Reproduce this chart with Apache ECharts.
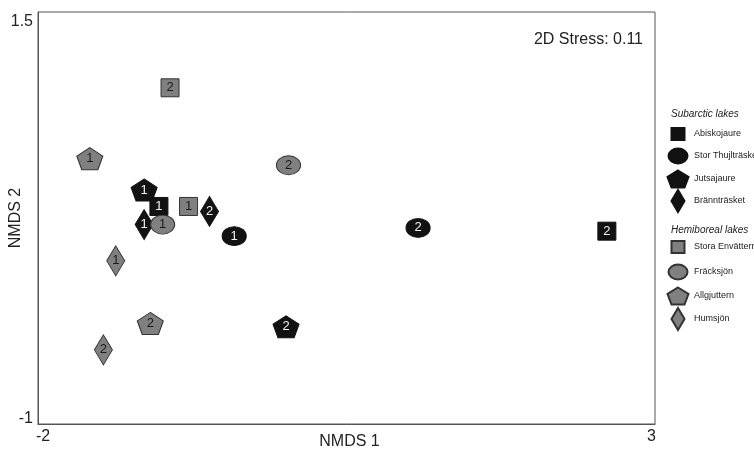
<!DOCTYPE html>
<html>
<head>
<meta charset="utf-8">
<script src="https://cdn.jsdelivr.net/npm/echarts@6/dist/echarts.min.js"></script>
<style>html,body{margin:0;padding:0;background:#fff}#chart{width:754px;height:450px}</style>
</head>
<body>
<div id="chart"></div>
<script>
// ---- data ----
const lakes = ['Abiskojaure', 'Stor Thujlträske', 'Jutsajaure', 'Brännträsket',
               'Stora Envättern', 'Fräcksjön', 'Allgjuttern', 'Humsjön'];
const lakeGroups = ['Subarctic', 'Subarctic', 'Subarctic', 'Subarctic',
                    'Hemiboreal', 'Hemiboreal', 'Hemiboreal', 'Hemiboreal'];
const siteLabels = ['1', '2'];
const site1X = [-1.02, -0.41, -1.14, -1.14, -0.78, -0.99, -1.58, -1.37];
const site1Y = [0.32, 0.14, 0.42, 0.21, 0.32, 0.21, 0.61, -0.01];
const site2X = [2.61, 1.08, 0.01, -0.61, -0.93, 0.03, -1.09, -1.47];
const site2Y = [0.17, 0.19, -0.41, 0.29, 1.04, 0.57, -0.39, -0.55];
const xTickLabels = [-2, 3];
const yTickLabels = [-1, 1.5];
const groupTitles = ['Subarctic lakes', 'Hemiboreal lakes'];
const stressText = '2D Stress: 0.11';

// ---- styles ----
const FONT = "'Liberation Sans', Arial, sans-serif";
const shapes = {
  square: 'rect',
  ellipse: 'path://M0,50 A50,50 0 1,1 100,50 A50,50 0 1,1 0,50 Z',
  pentagon: 'path://M50,0 L100,38.2 L80.9,100 L19.1,100 L0,38.2 Z',
  diamond: 'path://M50,0 L100,50 L50,100 L0,50 Z'
};
const shapeOrder = ['square', 'ellipse', 'pentagon', 'diamond'];
const plotSize = { square: [18, 18], ellipse: [24, 19], pentagon: [26, 22], diamond: [18, 30] };
const legendSize = { square: [13, 12], ellipse: [19, 15], pentagon: [21, 17], diamond: [13, 22] };
const groupStyle = {
  Subarctic: { fill: '#121212', border: '#121212', text: '#f2f2f2' },
  Hemiboreal: { fill: '#808080', border: '#333333', text: '#1a1a1a' }
};
const legendRowY = [133, 155, 178, 200, 246, 271, 295, 318];
const headerY = [115, 231];

const series = lakes.map((name, i) => {
  const shape = shapeOrder[i % 4];
  const st = groupStyle[lakeGroups[i]];
  return {
    name: name,
    type: 'scatter',
    symbol: shapes[shape],
    symbolSize: plotSize[shape],
    itemStyle: { color: st.fill, borderColor: st.border, borderWidth: 1, opacity: 1 },
    label: {
      show: true, position: 'inside',
      formatter: p => p.value[2],
      color: st.text, fontSize: 13, fontFamily: FONT
    },
    emphasis: { disabled: true },
    data: [
      [site1X[i], site1Y[i], siteLabels[0]],
      [site2X[i], site2Y[i], siteLabels[1]]
    ]
  };
});

const legends = lakes.map((name, i) => {
  const shape = shapeOrder[i % 4];
  const [w, h] = legendSize[shape];
  return {
    data: [name],
    left: 677 - w / 2,
    top: legendRowY[i] - h / 2,
    padding: 0,
    itemWidth: w,
    itemHeight: h,
    symbolKeepAspect: false,
    selectedMode: false,
    textStyle: {
      fontSize: 9, fontFamily: FONT, color: '#222',
      padding: [0, 0, 0, 693 - (677 + w / 2 + 5)]
    }
  };
});

const chart = echarts.init(document.getElementById('chart'), null, { renderer: 'canvas' });
chart.setOption({
  animation: false,
  backgroundColor: '#fff',
  textStyle: { fontFamily: FONT },
  title: {
    text: stressText, right: 111, top: 32, padding: 0,
    textStyle: { fontSize: 16, fontWeight: 'normal', color: '#222', fontFamily: FONT }
  },
  grid: {
    left: 38, right: 99, top: 12, bottom: 26, containLabel: false, outerBoundsMode: 'none',
    show: true, borderColor: '#555', borderWidth: 1, backgroundColor: 'transparent'
  },
  xAxis: {
    type: 'value', min: -2, max: 3, interval: 0.5,
    name: 'NMDS 1', nameLocation: 'middle', nameGap: 10, nameMoveOverlap: false,
    nameTextStyle: { fontSize: 16, color: '#222', fontFamily: FONT, verticalAlign: 'top', padding: [0, 0, 0, 6] },
    axisLine: { show: true, onZero: false, lineStyle: { color: '#555' } },
    axisTick: { show: false },
    splitLine: { show: false },
    axisLabel: {
      margin: 5, fontSize: 16, color: '#222',
      formatter: v => v === xTickLabels[0] ? '{l|' + v + '}' : (v === xTickLabels[1] ? '{r|' + v + '}' : ''),
      rich: {
        l: { fontSize: 16, color: '#222', fontFamily: FONT, padding: [0, 0, 0, 10] },
        r: { fontSize: 16, color: '#222', fontFamily: FONT, padding: [0, 7, 0, 0] }
      }
    }
  },
  yAxis: {
    type: 'value', min: -1, max: 1.5, interval: 0.5,
    name: 'NMDS 2', nameLocation: 'middle', nameGap: 14, nameRotate: 90, nameMoveOverlap: false,
    nameTextStyle: { fontSize: 16, color: '#222', fontFamily: FONT },
    axisLine: { show: true, onZero: false, lineStyle: { color: '#555' } },
    axisTick: { show: false },
    splitLine: { show: false },
    axisLabel: {
      margin: 5, fontSize: 16, color: '#222',
      formatter: v => v === yTickLabels[1] ? '{t|' + v + '}' : (v === yTickLabels[0] ? '{b|' + v + '}' : ''),
      rich: {
        t: { fontSize: 16, color: '#222', fontFamily: FONT, padding: [20, 0, 0, 0] },
        b: { fontSize: 16, color: '#222', fontFamily: FONT, padding: [0, 0, 10, 0] }
      }
    }
  },
  legend: legends,
  graphic: groupTitles.map((t, k) => ({
    type: 'text', left: 671, top: headerY[k] - 6,
    style: { text: t, font: 'italic 10px ' + FONT, fill: '#222' }
  })),
  series: series
});
</script>
</body>
</html>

● **Goal**: Repeat the data in full and exactly. Omit pictures.

● **Answer to this task**:
Reproduce this chart with Apache ECharts.
<!DOCTYPE html>
<html>
<head>
<meta charset="utf-8">
<script src="https://cdn.jsdelivr.net/npm/echarts@6/dist/echarts.min.js"></script>
<style>html,body{margin:0;padding:0;background:#fff}#chart{width:754px;height:450px}</style>
</head>
<body>
<div id="chart"></div>
<script>
// ---- data ----
const lakes = ['Abiskojaure', 'Stor Thujlträske', 'Jutsajaure', 'Brännträsket',
               'Stora Envättern', 'Fräcksjön', 'Allgjuttern', 'Humsjön'];
const lakeGroups = ['Subarctic', 'Subarctic', 'Subarctic', 'Subarctic',
                    'Hemiboreal', 'Hemiboreal', 'Hemiboreal', 'Hemiboreal'];
const siteLabels = ['1', '2'];
const site1X = [-1.02, -0.41, -1.14, -1.14, -0.78, -0.99, -1.58, -1.37];
const site1Y = [0.32, 0.14, 0.42, 0.21, 0.32, 0.21, 0.61, -0.01];
const site2X = [2.61, 1.08, 0.01, -0.61, -0.93, 0.03, -1.09, -1.47];
const site2Y = [0.17, 0.19, -0.41, 0.29, 1.04, 0.57, -0.39, -0.55];
const xTickLabels = [-2, 3];
const yTickLabels = [-1, 1.5];
const groupTitles = ['Subarctic lakes', 'Hemiboreal lakes'];
const stressText = '2D Stress: 0.11';

// ---- styles ----
const FONT = "'Liberation Sans', Arial, sans-serif";
const shapes = {
  square: 'rect',
  ellipse: 'path://M0,50 A50,50 0 1,1 100,50 A50,50 0 1,1 0,50 Z',
  pentagon: 'path://M50,0 L100,38.2 L80.9,100 L19.1,100 L0,38.2 Z',
  diamond: 'path://M50,0 L100,50 L50,100 L0,50 Z'
};
const shapeOrder = ['square', 'ellipse', 'pentagon', 'diamond'];
const plotSize = { square: [18, 18], ellipse: [24, 19], pentagon: [26, 22], diamond: [18, 30] };
const legendSize = { square: [13, 12], ellipse: [19, 15], pentagon: [21, 17], diamond: [13, 22] };
const groupStyle = {
  Subarctic: { fill: '#121212', border: '#121212', text: '#f2f2f2' },
  Hemiboreal: { fill: '#808080', border: '#333333', text: '#1a1a1a' }
};
const legendRowY = [133, 155, 178, 200, 246, 271, 295, 318];
const headerY = [115, 231];

const series = lakes.map((name, i) => {
  const shape = shapeOrder[i % 4];
  const st = groupStyle[lakeGroups[i]];
  return {
    name: name,
    type: 'scatter',
    symbol: shapes[shape],
    symbolSize: plotSize[shape],
    itemStyle: { color: st.fill, borderColor: st.border, borderWidth: 1, opacity: 1 },
    label: {
      show: true, position: 'inside',
      formatter: p => p.value[2],
      color: st.text, fontSize: 13, fontFamily: FONT
    },
    emphasis: { disabled: true },
    data: [
      [site1X[i], site1Y[i], siteLabels[0]],
      [site2X[i], site2Y[i], siteLabels[1]]
    ]
  };
});

const legends = lakes.map((name, i) => {
  const shape = shapeOrder[i % 4];
  const [w, h] = legendSize[shape];
  return {
    data: [name],
    left: 677 - w / 2,
    top: legendRowY[i] - h / 2,
    padding: 0,
    itemWidth: w,
    itemHeight: h,
    symbolKeepAspect: false,
    selectedMode: false,
    textStyle: {
      fontSize: 9, fontFamily: FONT, color: '#222',
      padding: [0, 0, 0, 693 - (677 + w / 2 + 5)]
    }
  };
});

const chart = echarts.init(document.getElementById('chart'), null, { renderer: 'canvas' });
chart.setOption({
  animation: false,
  backgroundColor: '#fff',
  textStyle: { fontFamily: FONT },
  title: {
    text: stressText, right: 111, top: 32, padding: 0,
    textStyle: { fontSize: 16, fontWeight: 'normal', color: '#222', fontFamily: FONT }
  },
  grid: {
    left: 38, right: 99, top: 12, bottom: 26, containLabel: false, outerBoundsMode: 'none',
    show: true, borderColor: '#555', borderWidth: 1, backgroundColor: 'transparent'
  },
  xAxis: {
    type: 'value', min: -2, max: 3, interval: 0.5,
    name: 'NMDS 1', nameLocation: 'middle', nameGap: 10, nameMoveOverlap: false,
    nameTextStyle: { fontSize: 16, color: '#222', fontFamily: FONT, verticalAlign: 'top', padding: [0, 0, 0, 6] },
    axisLine: { show: true, onZero: false, lineStyle: { color: '#555' } },
    axisTick: { show: false },
    splitLine: { show: false },
    axisLabel: {
      margin: 5, fontSize: 16, color: '#222',
      formatter: v => v === xTickLabels[0] ? '{l|' + v + '}' : (v === xTickLabels[1] ? '{r|' + v + '}' : ''),
      rich: {
        l: { fontSize: 16, color: '#222', fontFamily: FONT, padding: [0, 0, 0, 10] },
        r: { fontSize: 16, color: '#222', fontFamily: FONT, padding: [0, 7, 0, 0] }
      }
    }
  },
  yAxis: {
    type: 'value', min: -1, max: 1.5, interval: 0.5,
    name: 'NMDS 2', nameLocation: 'middle', nameGap: 14, nameRotate: 90, nameMoveOverlap: false,
    nameTextStyle: { fontSize: 16, color: '#222', fontFamily: FONT },
    axisLine: { show: true, onZero: false, lineStyle: { color: '#555' } },
    axisTick: { show: false },
    splitLine: { show: false },
    axisLabel: {
      margin: 5, fontSize: 16, color: '#222',
      formatter: v => v === yTickLabels[1] ? '{t|' + v + '}' : (v === yTickLabels[0] ? '{b|' + v + '}' : ''),
      rich: {
        t: { fontSize: 16, color: '#222', fontFamily: FONT, padding: [20, 0, 0, 0] },
        b: { fontSize: 16, color: '#222', fontFamily: FONT, padding: [0, 0, 10, 0] }
      }
    }
  },
  legend: legends,
  graphic: groupTitles.map((t, k) => ({
    type: 'text', left: 671, top: headerY[k] - 6,
    style: { text: t, font: 'italic 10px ' + FONT, fill: '#222' }
  })),
  series: series
});
</script>
</body>
</html>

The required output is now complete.